Irish photographer Tony Kelly began his career capturing celebrity culture, honing in on the fast and luxurious lifestyles of famous figures. His signature photography style oozes with vibrant colors and uses provocative scenarios to brazenly photograph the private leisure time of the wealthy.
Vitality, beauty, sex, prurience, money, relationships, and ecstasy are all key elements to Tony Kelly’s work. His photographs demonstrate his ability to think big and execute ideas, propelling the subjects of his shoots to step out of their comfort zone and have spontaneous moments captured through his lens. Tony Kelly’s bright and unmistakable photography have been commissioned by the likes of Vanity Fair and GQ, as well as commercial campaigns for BMW and Estee Lauder.
Tony Kelly was born in 1975 to a Roman Catholic family in Dublin, Ireland. Indeed, his earliest artistic memories come from being, as he described it to Forbes, “dragged to mass every Sunday morning” and staring at the stained glass windows of the church. This experience was at considerable odds from where his photography career ended up taking him, despite the formative influence of religious art’s vivid color palette.
Once he finished school, Kelly was already sure that his future was in photography, specifically photojournalism and, at age 19, he became the Dublin Evening Herald’s youngest staff photographer. By the time he was 21, Kelly had already found himself working for two of the biggest newspaper publishers in Ireland, and voluntarily travelled to Afghanistan and Rwanda to cover the conflict as a freelancer.
Tony Kelly’s move to celebrity and fashion photography happened towards the end of the nineties. This was thanks to a candid shot he took of Bono and Liam Gallagher kissing outside of a club in Dublin, which quickly became one of that year’s most notorious press images. From that moment on, he quickly realised what appealed to him about his chosen medium: “I like the creative aspect [of photography] and I realised that I could have more control over the subject and setting when shooting fashion than over the rest of the jobs you get as a press photographer.”
To emphasize the start of a new chapter in his life, Tony Kelly moved to Barcelona, working as an assistant to director and photographer Jose Manuel Ferrater.

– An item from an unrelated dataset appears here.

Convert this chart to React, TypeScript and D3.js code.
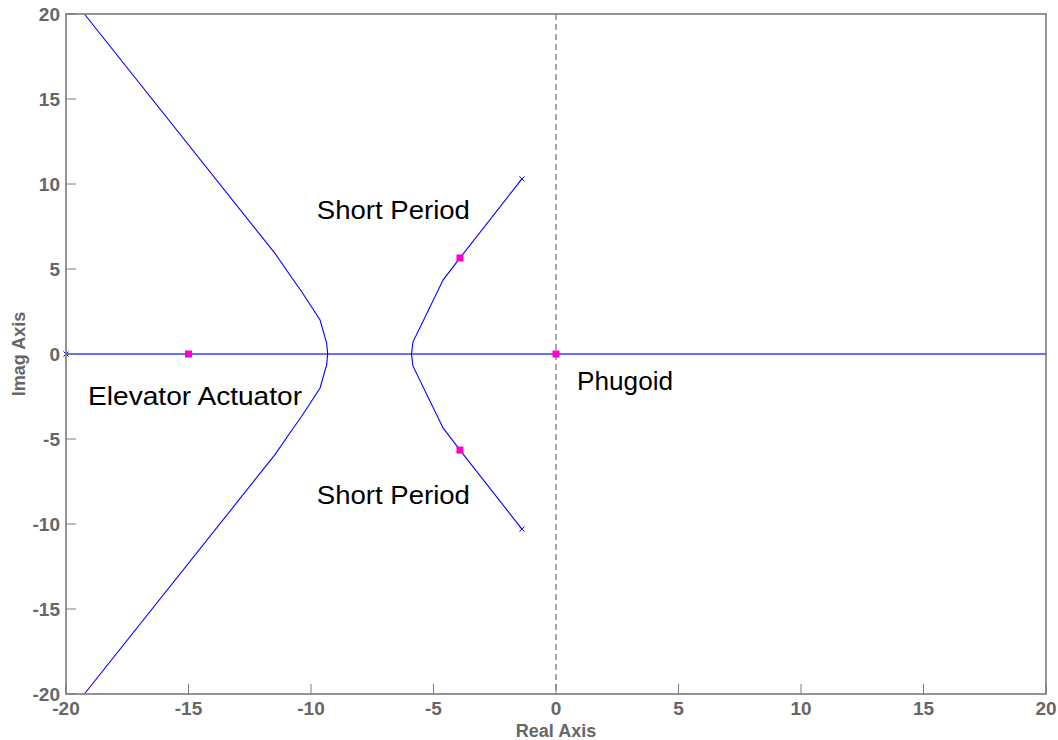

It was Ferrater, in fact, who suggested that Kelly’s fashion photography rely on his reportage techniques, particularly when it came to capturing images on the fly to tell a story.
The sets of Tony Kelly’s photoshoots are known for their extravagance and, as a result, his photographs are famously alive and exuberant. His photography offers a juicy story behind each moment, waiting to be devoured by the viewer. His contemporary vision fits in seamlessly with like publications and higher end galleries that display his work.
So it stands to reason that Kelly moved to Los Angeles to fully immerse himself in the California sunshine and the celebrity lifestyle. Making new connections on the other side of the Atlantic also allowed him access to glossy magazines like Cosmopolitan, Vogue, GQ and, most notably, Playboy. It was the latter publication which commissioned a run of cover images which helped Kelly make his name and revamp the ailing magazine’s fortunes.
Tony Kelly has organized shoots with the rich and famous around the world, as well as commercial work — which is fitting, considering the fact he has cited “old advertising from the 60s and 70s as inspiration”. However, LA is, as the artist himself puts it, “a natural backdrop to the images I create”. He published his first book of photography, Tony’s Toys, in 2014, followed by Taken! Entertaining Nudes by Tony Kelly, two years later.
The photographer has also pivoted to a more artistic style, applying the same love for color and detail that imbue his magazine and advertising work. Tony Kelly’s photographs have been exhibited in galleries across Europe and the United States, depicting a range of high-concept luxury landscapes.